Et en plus, MAINTIEN DES MESURES D’EXCEPTION CONTRE CES PERSONNES. La loi ordinaire dit que si un prisonnier est classifié au deuxième degré, il pourra accéder à des permis ordinaires de sortie puis au troisième degré et à la libération conditionnelle.
Par l’application de la loi ordinaire, c’est-à-dire de la loi organique générale pénitentiaire et du règlement pénitentiaire, aucun prisonnier politique basque ne serait classé au premier degré.

Pour toutes ces raisons, nous réclamons et exigeons :

DES COMMISSIONS DE TRAITEMENT DE CHAQUE PRISON, DU SECRÉTARIAT GENÉRAL DES I.P. ET EN DÉFINITIVE, DU GOUVERNEMENT ESPAGNOL :

Qu’ils cessent d’appliquer la politique pénitentiaire du passé et d’exception.

Qu’ils laissent les prisonnier.e.s réaliser leur parcours juridique et, par conséquent, qu’ils cessent d’appliquer et d’imposer des mesures collectives d’exception pénitentiaire qui limitent les droits fondamentaux.

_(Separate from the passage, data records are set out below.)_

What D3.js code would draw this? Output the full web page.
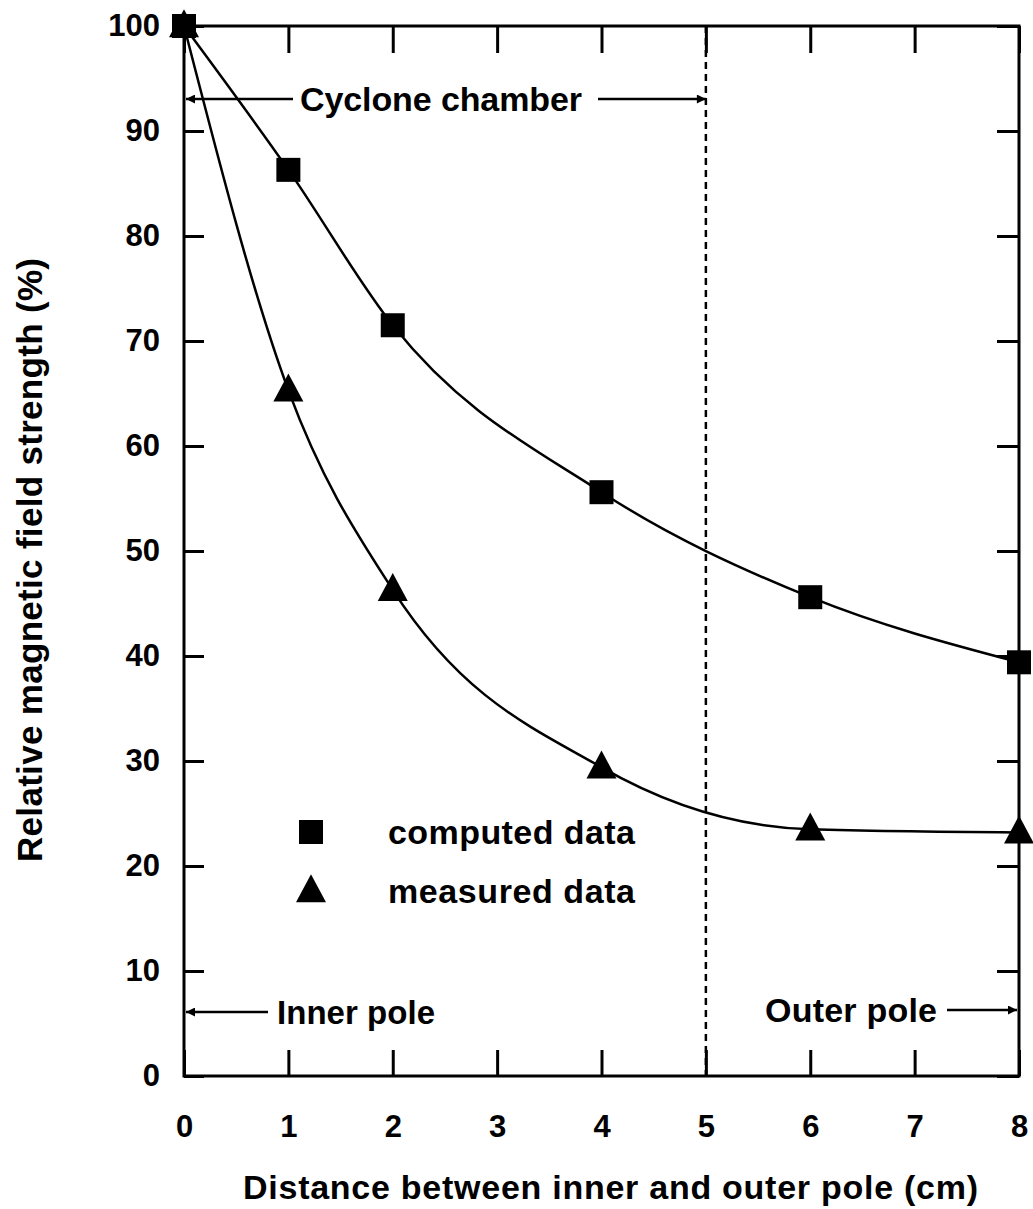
<!DOCTYPE html>
<html><head><meta charset="utf-8">
<script src="https://cdn.jsdelivr.net/npm/d3@7"></script>
<style>body{margin:0;background:#fff}svg{display:block}text{font-family:"Liberation Sans",Arial,sans-serif;font-weight:bold;fill:#000}</style>
</head><body>
<script>
const xs = [0, 1, 2, 4, 6, 8];
const computed = [100, 86.3, 71.5, 55.6, 45.6, 39.4];
const measured = [100, 65.3, 46.3, 29.4, 23.5, 23.2];
const xTicks = [0, 1, 2, 3, 4, 5, 6, 7, 8];
const yTicks = [0, 10, 20, 30, 40, 50, 60, 70, 80, 90, 100];
const chamberEdge = 5;

(function () {
const W = 1033, H = 1209;
const L = 184, R = 1019, T = 26, B = 1076;
const svg = d3.select("body").append("svg").attr("width", W).attr("height", H);
const x = d3.scaleLinear().domain([0, 8]).range([L, R]);
const y = d3.scaleLinear().domain([0, 100]).range([B, T]);

svg.append("rect").attr("x", L).attr("y", T).attr("width", R - L).attr("height", B - T)
  .attr("fill", "none").attr("stroke", "#000").attr("stroke-width", 3);

const gBottom = svg.append("g").attr("transform", `translate(0,${B})`)
  .call(d3.axisBottom(x).tickValues(xTicks).tickSize(-26).tickPadding(39).tickFormat(d3.format("d")));
const gTop = svg.append("g").attr("transform", `translate(0,${T})`)
  .call(d3.axisTop(x).tickValues(xTicks).tickSize(-27).tickFormat(""));
const gLeft = svg.append("g").attr("transform", `translate(${L},0)`)
  .call(d3.axisLeft(y).tickValues(yTicks).tickSize(-20).tickPadding(24).tickFormat(d3.format("d")));
const gRight = svg.append("g").attr("transform", `translate(${R},0)`)
  .call(d3.axisRight(y).tickValues(yTicks).tickSize(-22).tickFormat(""));
[gBottom, gTop, gLeft, gRight].forEach(g => {
  g.select(".domain").remove();
  g.selectAll(".tick line").attr("stroke", "#000").attr("stroke-width", 3);
  g.selectAll(".tick text").attr("font-size", 31).attr("font-family", "Liberation Sans, Arial, sans-serif").attr("font-weight", "bold").attr("fill", "#000");
});

svg.append("line").attr("x1", x(chamberEdge)).attr("x2", x(chamberEdge)).attr("y1", T).attr("y2", B)
  .attr("stroke", "#000").attr("stroke-width", 2.5).attr("stroke-dasharray", "7,5");

const line = d3.line().x(d => x(d[0])).y(d => y(d[1])).curve(d3.curveMonotoneX);
[computed, measured].forEach(s => {
  svg.append("path").datum(xs.map((v, i) => [v, s[i]])).attr("d", line)
    .attr("fill", "none").attr("stroke", "#000").attr("stroke-width", 2.5);
});

const sq = 24, tw = 30, th = 28;
function square(g, cx, cy) {
  g.append("rect").attr("x", cx - sq / 2).attr("y", cy - sq / 2).attr("width", sq).attr("height", sq).attr("fill", "#000");
}
function tri(g, cx, cy) {
  g.append("path").attr("d", `M${cx},${cy - th * 0.6}L${cx + tw / 2},${cy + th * 0.4}L${cx - tw / 2},${cy + th * 0.4}Z`).attr("fill", "#000");
}
xs.forEach((v, i) => square(svg, x(v), y(computed[i])));
xs.forEach((v, i) => tri(svg, x(v), y(measured[i])));

square(svg, 311, 832);
tri(svg, 311, 891);
svg.append("text").attr("x", 388).attr("y", 844).attr("font-size", 34).attr("textLength", 247).text("computed data");
svg.append("text").attr("x", 388).attr("y", 903).attr("font-size", 34).attr("textLength", 247).text("measured data");

const defs = svg.append("defs");
defs.append("marker").attr("id", "ah").attr("viewBox", "0 0 10 10").attr("refX", 10).attr("refY", 5)
  .attr("markerWidth", 17).attr("markerHeight", 9).attr("markerUnits", "userSpaceOnUse").attr("orient", "auto")
  .append("path").attr("d", "M0,0L10,5L0,10Z").attr("fill", "#000");
function arrow(x1, x2, yy) {
  svg.append("line").attr("x1", x1).attr("x2", x2).attr("y1", yy).attr("y2", yy)
    .attr("stroke", "#000").attr("stroke-width", 2.5).attr("marker-end", "url(#ah)");
}
arrow(293, L + 2, 99);
arrow(598, x(chamberEdge), 99);
svg.append("text").attr("x", 300).attr("y", 111).attr("font-size", 34).attr("textLength", 282).text("Cyclone chamber");
arrow(268, L + 2, 1012);
svg.append("text").attr("x", 277).attr("y", 1024).attr("font-size", 33).attr("textLength", 158).text("Inner pole");
arrow(947, R - 2, 1010);
svg.append("text").attr("x", 765).attr("y", 1022).attr("font-size", 34).attr("textLength", 172).text("Outer pole");

svg.append("text").attr("x", 243).attr("y", 1199).attr("font-size", 34).attr("textLength", 735)
  .text("Distance between inner and outer pole (cm)");
svg.append("text").attr("transform", `translate(42,${(258 + 862) / 2}) rotate(-90)`).attr("text-anchor", "middle").attr("font-size", 35)
  .attr("textLength", 604).text("Relative magnetic field strength (%)");
})();
</script>
</body></html>
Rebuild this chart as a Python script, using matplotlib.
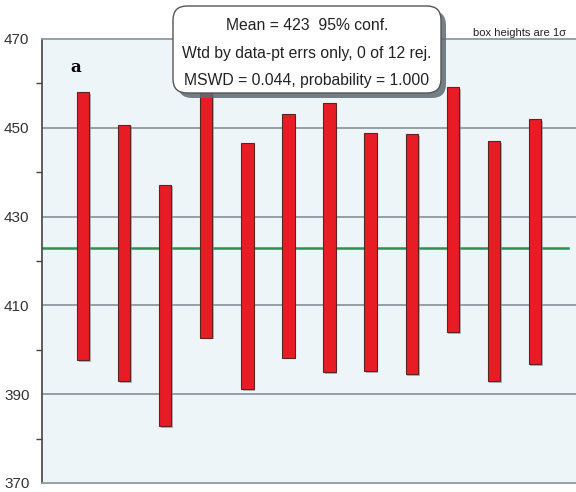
import numpy as np
import matplotlib
matplotlib.use("Agg")
import matplotlib.pyplot as plt
from matplotlib.patches import FancyBboxPatch
from matplotlib.transforms import IdentityTransform
import matplotlib.patheffects as pe

# analysis number, age and 1-sigma error
spots = np.arange(1, 13)
ages = [427.9, 421.8, 410.0, 430.6, 418.9, 425.6, 425.2, 422.0, 421.5, 431.5, 420.0, 424.3]
errs = [30.2, 28.9, 27.2, 27.9, 27.7, 27.4, 30.3, 26.8, 27.0, 27.6, 27.0, 27.6]
mean_age = 423
y_ticks = [370, 390, 410, 430, 450, 470]
stats_lines = ["Mean = 423  95% conf.",
               "Wtd by data-pt errs only, 0 of 12 rej.",
               "MSWD = 0.044, probability = 1.000"]

plt.rcParams['font.family'] = ['Liberation Sans', 'DejaVu Sans']

fig = plt.figure(figsize=(5.76, 4.92), dpi=100)
fig.patch.set_facecolor('white')
ax = fig.add_axes([42/576, 9/492, 1 - 42/576, (483 - 39)/492])
ax.set_facecolor('#eef5f9')

ax.set_xlim(0, 13)
ax.set_ylim(370, 470)

# gridlines at the labelled values
for y in y_ticks[1:-1]:
    ax.axhline(y, color='#8e9aa0', lw=1.3, zorder=1)

ax.axhline(mean_age, xmax=0.985, color='#2a9150', lw=1.8, zorder=2)

ages = np.array(ages)
errs = np.array(errs)
ax.bar(spots, 2*errs, bottom=ages - errs, width=0.3,
       color='#e81c24', edgecolor='#5a2424', linewidth=0.8, zorder=3,
       path_effects=[pe.SimplePatchShadow(offset=(1.2, -1.2), shadow_rgbFace='#7f8a90', alpha=0.6),
                     pe.Normal()])

ax.set_yticks(y_ticks)
ax.set_yticks(np.arange(380, 470, 20), minor=True)
ax.set_xticks([])
ax.tick_params(axis='y', which='major', length=0, pad=9, labelsize=11, labelcolor='#333333')
ax.tick_params(axis='y', which='minor', length=4, width=1, color='#444444', direction='out')

ax.spines['right'].set_visible(False)
ax.spines['left'].set_color('#444444')
ax.spines['left'].set_linewidth(1.2)
ax.spines['bottom'].set_color('#8e9aa0')
ax.spines['bottom'].set_linewidth(1.3)
ax.spines['top'].set_color('#8e9aa0')
ax.spines['top'].set_linewidth(1.3)

ax.text(0.053, 0.955, 'a', transform=ax.transAxes, family='DejaVu Serif',
        fontweight='bold', fontsize=12, va='top', ha='left')

fig.text(566/576, 1 - 36/492, 'box heights are 1\u03c3', ha='right', va='baseline',
         fontsize=8, color='#222222')

# statistics box with drop shadow, in pixel coordinates
box_x, box_y, box_w, box_h = 173, 492 - 93, 268, 87
shadow = FancyBboxPatch((box_x + 5, box_y - 5), box_w, box_h,
                        boxstyle='round,pad=0,rounding_size=14',
                        transform=IdentityTransform(), facecolor='#5e6b72',
                        edgecolor='none', alpha=0.85, zorder=10)
box = FancyBboxPatch((box_x, box_y), box_w, box_h,
                     boxstyle='round,pad=0,rounding_size=14',
                     transform=IdentityTransform(), facecolor='white',
                     edgecolor='#555555', linewidth=1.0, zorder=11)
fig.add_artist(shadow)
fig.add_artist(box)
for i, line in enumerate(stats_lines):
    fig.text(307/576, 1 - (26 + 27.5*i)/492, line, ha='center', va='center',
             fontsize=11.3, color='#222222', zorder=12)

fig.savefig('out.png', dpi=100)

Qu’il respecte leur propre législation pénitentiaire ordinaire et actuellement en vigueur pour que les prisonnier.e.s basques puissent avancer dans ce parcours juridico-pénitentiaire, et qu’on ne leur impose pas plus de conditions autres que celles que la loi exige.

Et nous réclamons et exigeons :

DU TRIBUNAL DE VIGILANCE PÉNITENTIAIRE :

Qu’il abandonne et laisse la politique pénitentiaire hors de la politique antiterroriste du passé, et qu’il agisse avec courage à garantir les droits des prisonnier.e.s et à veiller au respect de leur exercice.